I guess I do know how I did it. I was 1,000 years younger then. Spry. Agile. Youthful. I’m 1,000 years older now. Gray hair in my sideburns. A bald spot forming. In need of naps. And baths. And more naps. No baths and naps last week, friends. Only improv. With teenagers.
Last week was nostalgic. The Blue Brick Theatre has the same feel as my former classrooms. Makeshift black box theatres. Creative and funky spaces.
I didn’t wear a mask around students for the first time in over a year. I stood in a circle with kids. Taught the same games and exercises I’ve been teaching for a lifetime. Gave the same instructions. Exuded the same affirmational energy. Gave people permission to be creative. To be silly. To be transgressive. Guided us through some disciplined and playful improv theatre. It felt good to make stuff up with others. Stuff and nonsense. Felt like I was returning to a familiar routine. Hitting some sorely missed rhythm. Honestly, it was just nice to be with kids again. Doing things I’ve done any number of times before.
My friend Andrea helped teach the camp. Here’s a promotional link. My friend Jackie too. Link. They’re members of Happy Valley Improv. Fine improvisers. Good teachers, too. It was fun to be with them. It was fun to be with the kids.
Teenagers are exhausting. But I miss them. They are so open. Still figuring out who they are and what they are becoming. Such possibility. Improvisational possibility.
***
I don’t know that I could return to my life as a high school teacher. I go hard when I’m working with kids. Spend myself with reckless abandon. I don’t know how else to do it. I invest myself and am usually running ragged by the time class is over.

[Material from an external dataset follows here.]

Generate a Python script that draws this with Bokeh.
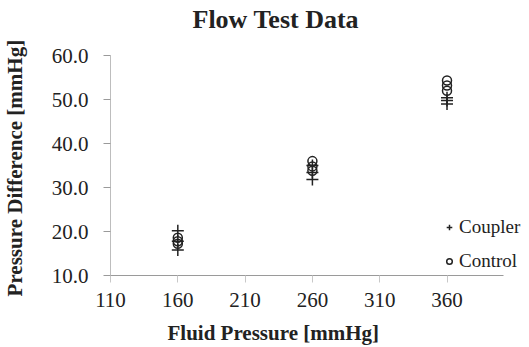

Teaching is such hard work. It’s like improv. Both are activities you can spend lifetimes practicing and never master. You learn more and more only to realize there is more and more to learn. But you keep at it. Practice more and more. Grow and grow. Makes me think of that quote by Kurt Vonnegut that I drop so often. Every time you make something, Kurt once wrote, your soul grows. I think that is true. Teaching and improv, if they are done well, are practices where you create something with others. And in so doing, the collective soul grows. That’s a worthwhile thing to seek out. Collective soul growing.
And no, I’m not writing about the band Collective Soul. Nor should anybody ever. Some things are better forgotten.
I haven’t forgotten what it is like to be a high school teacher. But I’ve moved onto other work. I keep riffing on the same themes, though. Building card houses. Connecting with others through an affirmation of difference. Making things. Expanding my soul. Hopefully inviting others to expand their souls. I’m all about that work. And I keep finding ways to move it forward. These days it is happening in college classrooms. In writing projects. And in The Blue Brick Theatre.
Last week it happened with teenagers. And now I need a nap. Or maybe a bath. Or both. Don’t try to visualize that image too hard. The result is disturbing. Kind of like the band Collective Soul.
Let’s return to the title of this blog. A tired setup to a bad joke. A teacher says what? A teacher says I’m tired. And there’s nothing funny about it.